TBMM açıldıktan sonra kırk yıllık bir parlamento gibi tıkır tıkır işlemeye başlamış, kısa sürede milletin mukadderatına vaziyet etmiştir.

Evvelemirde bir taslak hazırlanarak Türkiye devletinin ilk Anayasa’sı olan Teşkilat-ı Esasiye Kanunu kabul edilmiştir.

“Hâkimiyet kayıtsız şartsız milletindir.” Düsturu bütün hakikat ve hikmetiyle TBMM’de tecelli etmiştir.

Türkiye Büyük Millet Meclisi, mukaddes bir demokrasi mabedidir.

İdealist ve %90’ından fazlası iyi eğitim görmüş insanlardan oluşan demokratik bir parlamentodur.

Her ne kadar Mecliste Birinci ve İkinci Gruplar arasında şiddetli tartışmalar yaşansa da hiçbiri vatan sevgilerinden ve samimiyetlerinden taviz vermemiştir.

Söz konusu vatanın bütünlüğü, milletin bağımsızlığı olunca bütün farklılıklar, değişik inanç ve düşünceler bir kenara bırakılmış; yürekler ortak vurmuştur.

Millî Meclisin hamuru, mayası millettendir. Anahtarı imandan, kilidi vahdettendir.

Birinci TBMM bir kararlılık ve millî ant meclisidir. Orada edilen yeminlerden asla dönülmemiştir.

Top sesleri Polatlı’dan duyulurken ve Ankara bir ara tehdit altına girmişken, milletin temsilcileri katiyen kenti terk etmemişlerdir.

TBMM’nin kuruluş muştusu, 23 Nisan 1920’de cihana duyurulunca, âdeta milletimizin asırlık acıları dinmiştir.

Millet Meclisinin açılışıyla ufukta parlamaya başlayan bağımsızlık ışığı Ankara üzerine aksetmiştir.

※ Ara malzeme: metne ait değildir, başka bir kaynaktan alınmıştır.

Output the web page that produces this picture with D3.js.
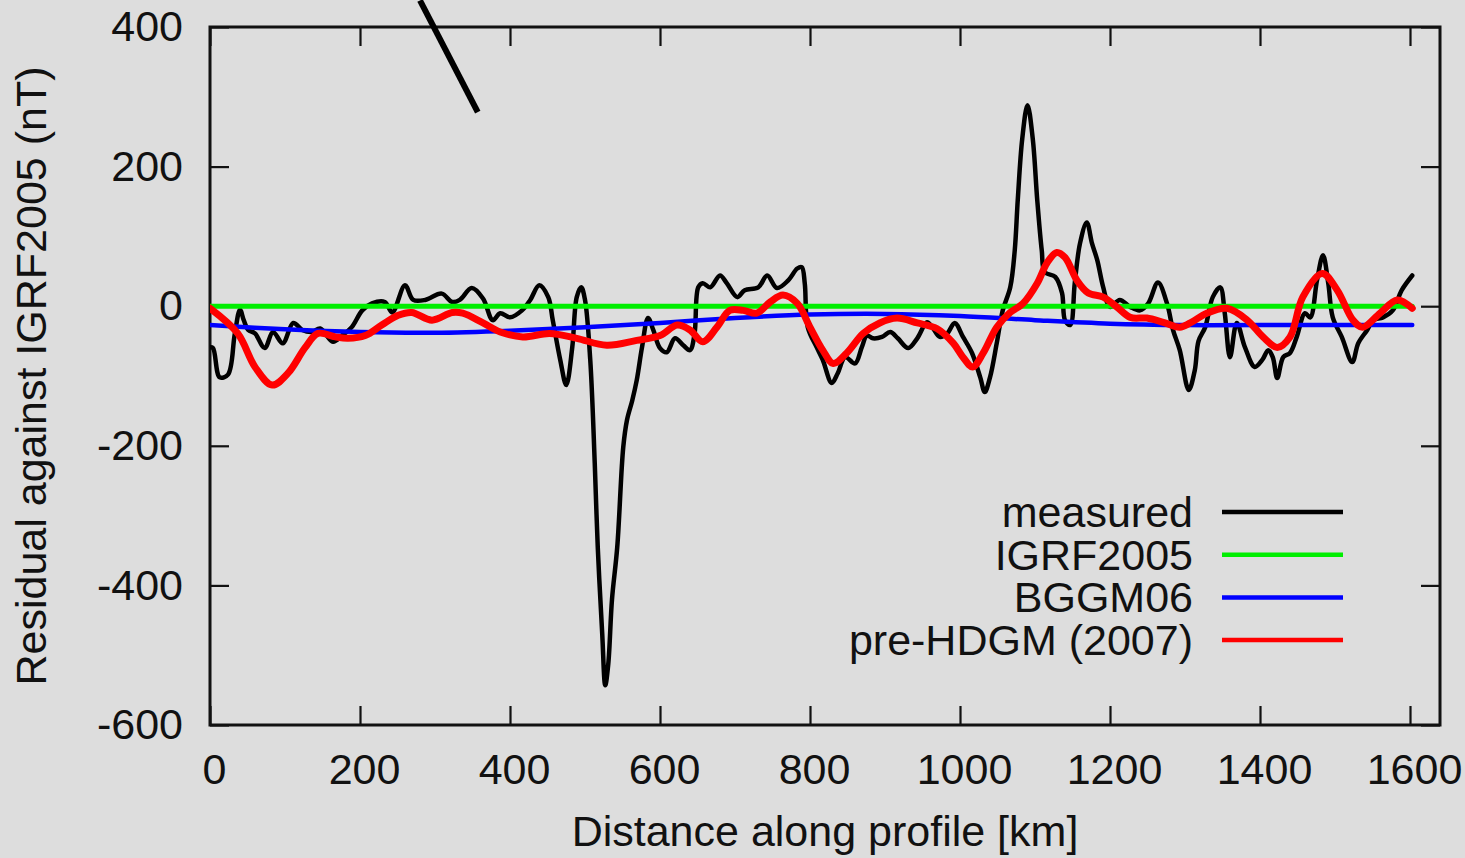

20. yüzyılı kucaklayan yeni bir Türk devletinin doğum sancıları Türkiye Büyük Millet Meclisinde başlamıştır.

Birinci Meclis; Anadolu’nun tapusuna sahip çıkış, Türklüğün sonsuzluk kapısından giriş hamlesidir.

Birinci TBMM demek, zafer demektir.

Zafere giden yolun taşları; adım adım, safha safha büyük bir kararlılıkla döşenmiştir.

Bu vesileyle geleceğimizin teminatı olan çocuklarımızın 23 Nisan Bayramını kutluyorum. Mübarek Ramazan ayının Türk-İslam dünyasına huzur, sükûn ve sağlık getirmesini niyaz ediyorum.

Sözlerime son verirken Gazi Mustafa Kemal Atatürk ve silah arkadaşlarını, kurucu Meclisin vekillerini ve çalışanlarını, canlarını feda eden kahraman şehitlerimizi rahmet, minnet ve saygıyla anıyorum.

Hem bugünümüzü, hem de yarınlarımızı onlara borçluyuz.

Ruhları şad olsun.

100. Yılını kutladığımız Gazi Meclisi saygı ile selamlıyorum.